Oleh karena itu, UNESCO sangat berkepentingan menjaga dan memelihara bahasa karena itu terkait salah satu hak. Bahasa daerah juga merupakan ciri dan jati diri yang unik serta harus dipertahankan. "Jangan sampai dunia ini menjadi dunia yang semuanya sama," ujarnya.
Namun begitu, Multamia tetap optimistis bahasa daerah tetap punya tempat di masyarakat. Hanya saja, orang tidak sadar kalau bahasa ini terkait dengan masalah jati diri. "Bahasa daerah itu kan jati diri. Contoh sederhana, kalau Anda berbahasa Indonesia bersama saya, lalu ada orang datang, 'Anda berbahasa Malaysia, ya?' Mau enggak Anda disebut begitu? Enggak mau, kan? Karena ini terkait dengan jati diri," kata Mia.
Padahal, secara linguistik, bahasa Indonesia dan bahasa Malaysia itu sama-sama bahasa Melayu, meski ada kosakata yang berbeda. "Jadi, bisa dibayangkan orang yang menggunakan bahasa daerah yang berbeda, nah dia dianggap suku yang berbeda. Misalnya dia orang Aceh dianggap orang Batak, tentu tidak mau. Itu kan ada masalah jati diri," Mia menjelaskan.
Dengan kekayaan itu, negara kita memiliki daya tarik tersendiri bagi para peneliti dunia untuk mengkaji dan meneliti ke Indonesia karena negara kita seperti laboratorium besar yang penuh dengan data-data yang luar biasa. "Jadi kalau kita tidak menjaga, merawat, dan mendokumentasikan bahasa daerah, sangat disayangkan,” ujar Kepala Badan Bahasa menegaskan.
Contoh sukses kajian mengenai bahasa daerah terjadi pada penelitian dalam bahasa Kerinci. Multamia bercerita mengenai salah satu penelitian mahasiswa S2-nya tentang fonologi dan konstruksi bunyi bahasa Kerinci. Hasil penelitian mahasiswa tersebut ternyata sekaligus dapat dijadikan dasar untuk membuat ortografi ejaan dalam bahasa Kerinci.

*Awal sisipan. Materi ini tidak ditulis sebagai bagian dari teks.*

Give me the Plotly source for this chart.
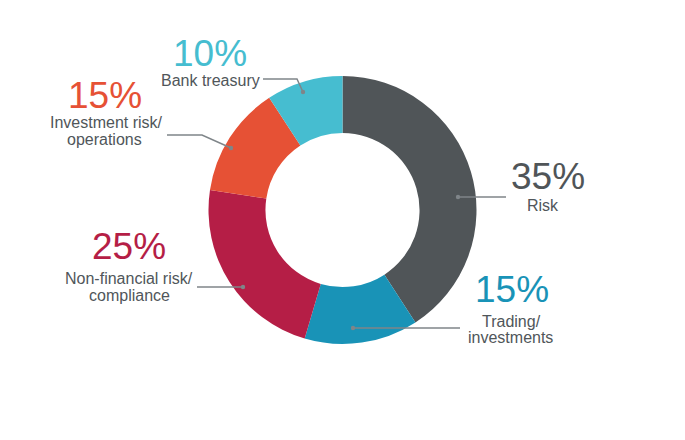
import plotly.graph_objects as go

categories = ["Risk", "Trading/<br>investments", "Non-financial risk/<br>compliance",
              "Investment risk/<br>operations", "Bank treasury"]
slice_values = [40.8, 13.7, 22.8, 13.4, 9.2]
pct_labels = ["35%", "15%", "25%", "15%", "10%"]
colors = ["#505558", "#1993b7", "#b51e46", "#e65135", "#46bdd0"]

W, H = 685, 440
OFF = 8  # page body margin
TEXT_GRAY = "#50565a"
LINE_GRAY = "#7f8589"
FONT = "Liberation Sans, Arial, sans-serif"

def px(x):
    return (x - OFF) / W

def py(y):
    return 1 - (y - OFF) / H

cx, cy, R = 342.5, 210, 134

fig = go.Figure(go.Pie(
    labels=[c.replace("<br>", " ") for c in categories],
    values=slice_values,
    sort=False,
    direction="clockwise",
    rotation=0,
    hole=0.575,
    marker=dict(colors=colors, line=dict(width=0)),
    textinfo="none",
    hoverinfo="label+percent",
    domain=dict(x=[px(cx - R), px(cx + R)], y=[py(cy + R), py(cy - R)]),
    showlegend=False,
))

# label layout: (pct centre x, pct centre y, [(line centre x, cap-centre y)])
label_pos = [
    (547.5, 176, [(542.5, 206)]),
    (511.5, 289, [(511, 321), (510, 337)]),
    (128.5, 246.5, [(129.5, 278), (129, 295)]),
    (105, 95, [(106.5, 122.5), (104, 139.5)]),
    (210, 53.5, [(210.5, 80.3)]),
]

annotations = []
for i, (pxc, pyc, lines) in enumerate(label_pos):
    annotations.append(dict(
        x=px(pxc), y=py(pyc), xref="paper", yref="paper",
        text=pct_labels[i], showarrow=False, xanchor="center", yanchor="middle",
        font=dict(family=FONT, size=37, color=colors[i]),
    ))
    for j, (lx, ly) in enumerate(lines):
        annotations.append(dict(
            x=px(lx), y=py(ly), xref="paper", yref="paper",
            text=categories[i].split("<br>")[j], showarrow=False,
            xanchor="center", yanchor="middle",
            font=dict(family=FONT, size=16, color=TEXT_GRAY),
        ))

# leader lines (pixel paths) ending in a small dot inside the slice
leaders = [
    [(506, 197), (458, 197)],
    [(460, 328), (353, 328)],
    [(197, 287), (243, 287)],
    [(167, 135), (202, 135), (231, 148)],
    [(263, 79), (297, 79), (303, 92)],
]

shapes = []
for pts in leaders:
    path = "M " + " L ".join(f"{px(x)},{py(y)}" for x, y in pts)
    shapes.append(dict(type="path", xref="paper", yref="paper", path=path,
                       line=dict(color=LINE_GRAY, width=1.5)))
    ex, ey = pts[-1]
    r = 2.2
    shapes.append(dict(type="circle", xref="paper", yref="paper",
                       x0=px(ex - r), x1=px(ex + r), y0=py(ey + r), y1=py(ey - r),
                       fillcolor=LINE_GRAY, line=dict(width=0)))

fig.update_layout(
    width=W, height=H,
    margin=dict(l=0, r=0, t=0, b=0),
    paper_bgcolor="white", plot_bgcolor="white",
    annotations=annotations, shapes=shapes,
)

fig.write_html("out.html")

Dengan begitu, resep-resep masakan, adat istiadat perkawinan, upacara-upacara adat, cerita sejarah lokal, dan lagu-lagu daerah itu bisa dituliskan. Dari penelitian itu, dampak secara sosiokulturalnya ternyata sangat besar. Banyak nasihat, nilai tata krama dan sopan santun, serta kearifan lokal yang bisa kita gali. Keragaman bahasa daerah inilah yang pada akhirnya membuat Indonesia disebut bineka.